A beautiful house can still feel distant if nothing in it looks used. The most memorable homes carry small proofs of daily life: a scuffed chair arm, a hallway wall marked by growing kids, a party hat left on a stuffed toy, or a refrigerator filled with kid art.
Inviting someone into that kind of space takes trust, because it shows the real rhythm of a family. A home feels warmer when it allows some collected chaos, like boots by the door after a rain. Those details are not design mistakes. They are the quiet record of routines, visitors, and love, turning rooms into a lived story that keeps softening with time.
A Motley, Working Mudroom

The mudroom is the house’s handshake with the outside, a hardworking in-between space that sits between school and supper, rain and rugs, work and rest.

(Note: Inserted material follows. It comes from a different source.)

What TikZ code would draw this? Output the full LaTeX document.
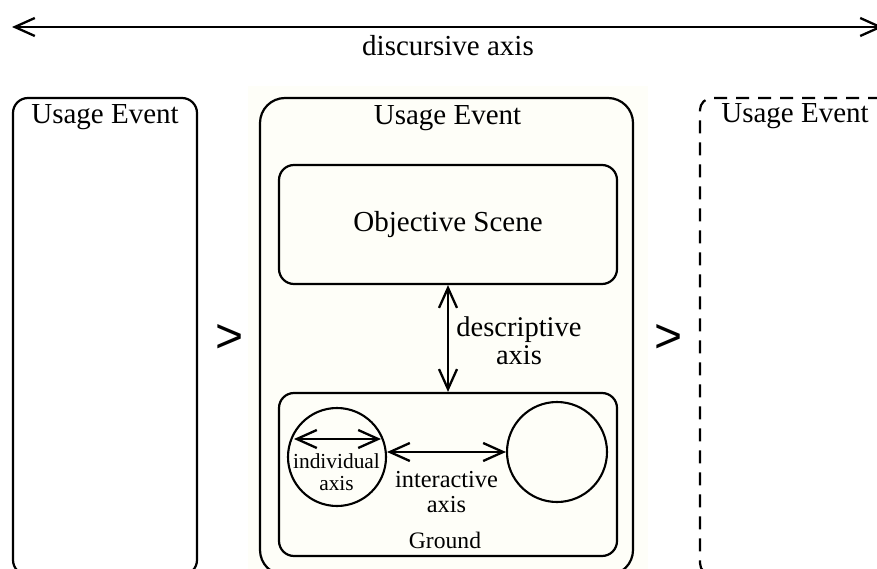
\documentclass[tikz,border=0pt]{standalone}
\usepackage{fontspec}
\setmainfont{Liberation Serif}
\newfontfamily\gtfont{Liberation Sans}
\usetikzlibrary{arrows.meta,shapes.geometric}
\definecolor{cream}{RGB}{254,254,248}
\begin{document}
\begin{tikzpicture}[x=1pt,y=-1pt,
  box/.style={draw, line width=2.2pt, rounded corners=#1, inner sep=0pt},
  box/.default=15pt,
  dashbox/.style={dash pattern=on 13pt off 9pt},
  txt/.style={font=\fontsize{29}{33}\selectfont, inner sep=0pt},
  gt/.style={font=\gtfont\fontsize{48}{50}\selectfont, inner sep=0pt, anchor=base},
  tip/.tip={Straight Barb[length=20pt,width=18pt]},
  axis/.style={line width=2.3pt, tip-tip},
  ring/.style={draw, line width=2.1pt, inner sep=0pt}]
\useasboundingbox (0,0) rectangle (877,569);
\clip (0,0) rectangle (877,569);
\fill[cream] (248,86) rectangle (648,569);

% axis at top
\coordinate (dL) at (12,27);
\coordinate (dR) at (883,27);
\draw[axis] (dL) -- (dR);
\node[txt, anchor=base] (disc) at (448,56) {discursive axis};

% usage events
\node[box=15pt, minimum width=184pt, minimum height=477pt] (ueL) at (105,336.5) {};
\node[box=25pt, minimum width=373pt, minimum height=477pt] (ueM) at (446.5,336.5) {};
\node[box=12pt, dashbox, minimum width=193pt, minimum height=477pt] (ueR) at (796.5,336.5) {};
\node[txt, anchor=base] (tL) at (105,124) {Usage Event};
\node[txt, anchor=base] (tM) at (447.5,125) {Usage Event};
\node[txt, anchor=base] (tR) at (795,123) {Usage Event};

\node[gt] (gt1) at (230,352.6) {>};
\node[gt] (gt2) at (669,352.6) {>};

% objective scene and ground
\node[box=15pt, minimum width=338pt, minimum height=119pt, txt] (os) at (448,224.5) {Objective Scene};
\node[box=15pt, minimum width=338pt, minimum height=163pt] (gr) at (448,474.5) {};
\node[font=\fontsize{23.6}{26}\selectfont, inner sep=0pt, anchor=base] (grt) at (445,548) {Ground};

\draw[axis] (os.south) -- (gr.north);
\node[font=\fontsize{28.5}{28}\selectfont, align=center, inner sep=0pt] (desc) at (519,341) {descriptive\\axis};

% interlocutors
\node[ring, circle, minimum size=98pt] (lc) at (337,457) {};
\node[ring, circle, minimum size=100pt] (rc) at (557,452) {};

\coordinate (ia1) at (294,439);
\coordinate (ia2) at (381,439);
\draw[axis] (ia1) -- (ia2);
\node[font=\fontsize{21.4}{22}\selectfont, align=center, inner sep=0pt] (indiv) at (336.5,472) {individual\\axis};

\draw[axis] (rc.west) -- (rc.west -| lc.east);
\node[font=\fontsize{24.4}{25}\selectfont, align=center, inner sep=0pt] (inter) at (446.5,492) {interactive\\axis};
\end{tikzpicture}
\end{document}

It catches muddy shoes, damp jackets, lacrosse sticks, grocery totes, and the loose clutter that follows people home, and it is also where the mind drops its load at the door.
The jumble shifts with the calendar, fleeces replacing raincoats, and sun hats giving way to knit caps, and the peg rails, pint-size boots dirtied at a pumpkin patch, and a well-loved leash hint at who is in the fold, making a room that may look chaotic today but will feel like quiet comfort later.
A Sunken-In Sofa

A couch that has softened in the middle is often a badge of long service, not a problem, because it has learned the shape of the household. It has held late-night talks, sleepy kids waiting for a ride home, rainy-afternoon movie marathons, and the heavy exhale after hard days, shaping itself to the people who return to it again and again.
A few stains, a faded armrest, or even a stubborn spring can feel oddly reassuring, because the comfort is proven, and the room gains an anchor that welcomes both a quick sit and a full, unplanned nap without asking anyone to perform, giving the whole house a quiet soft place to reset.
A Cluttered Nightstand

The nightstand is small, but it holds the most private routine in the house, part treasure chest, part library, and part catchall. A book with a bent bookmark, a phone charger that never quite reaches, hand cream, glasses, a water cup, and a half-finished mug of tea turn that little surface into a snapshot of the tea drinker, the historical-fiction devotee, and the note-leaver who lives here.
Even when it looks crowded, it is doing its job, keeping comfort within arm’s reach at the start and end of the day, quietly stopping the day from following anyone into sleep, then greeting them again at dawn, without judgment, too.
A Disheveled Desk

Childhood desks once held everything in one neat box: pencils, glue, and a clean sheet of paper. Adult desks often collect to-be-read books, paperwork that needs attention, sticky notes placed like breadcrumbs, and tools that come out only when a problem gets real.
Some research has linked moderately messy environments to more original ideas, and famous messy-desk anecdotes about people like Mark Twain, Thomas Edison, and Albert Einstein are often cited to make the same point: when the desk stays functional and safe, a little disorder can help thinking stay alive, because it keeps options visible and sparks new links.
An Occasionally Unmade Bed

An unmade bed can read as carelessness in a photo, yet it often marks a home that allows recovery instead of constant performance. Rumpled sheets, a crumpled comforter, and pillows slightly out of line can feel like an open invitation to linger, whether that means finishing a crossword, reading a few more pages, or drifting back to sleep as daylight moves across the room.
That relaxed message has even entered the art world: an artwork built around an unmade bed sold at Christie’s for about $4 million, suggesting that everyday disorder can be intimate, human, and strangely beautiful when it reflects real, quiet, deserved rest.
A Chair Marked by Small Hands

Sometimes the most loved piece in a room is the one that would never pass a showroom test, because perfection has no memory attached to it, and the eye forgets what the hand remembers. A leather chair with tiny scratch marks on its arms can look worn, yet those indentations can be the record of a child learning to stand, gripping tight, wobbling, laughing, and trying again.
Years later, the marks read like handwriting on the furniture, turning the chair into a witness to family history; on hard evenings it still offers a familiar armrest, and the old scratches quietly say that growth happened here, one brave moment at a time.
Hatch Marks on a Doorframe

A wall or doorframe with penciled hatch marks can look unfinished to a visitor, especially next to crisp trim and carefully chosen decor. In many families, those lines are a private archive, tracking growth spurts, first-day-of-school mornings, and the way time slips by, with dates, initials, and crooked measurements layered year after year.
Fresh paint can erase the evidence, but it also erases the story, so some homes keep the marks on purpose, letting ordinary drywall hold onto milestones, spark stories at family gatherings, and quietly remind everyone how far the little ones have come, without ever needing a frame.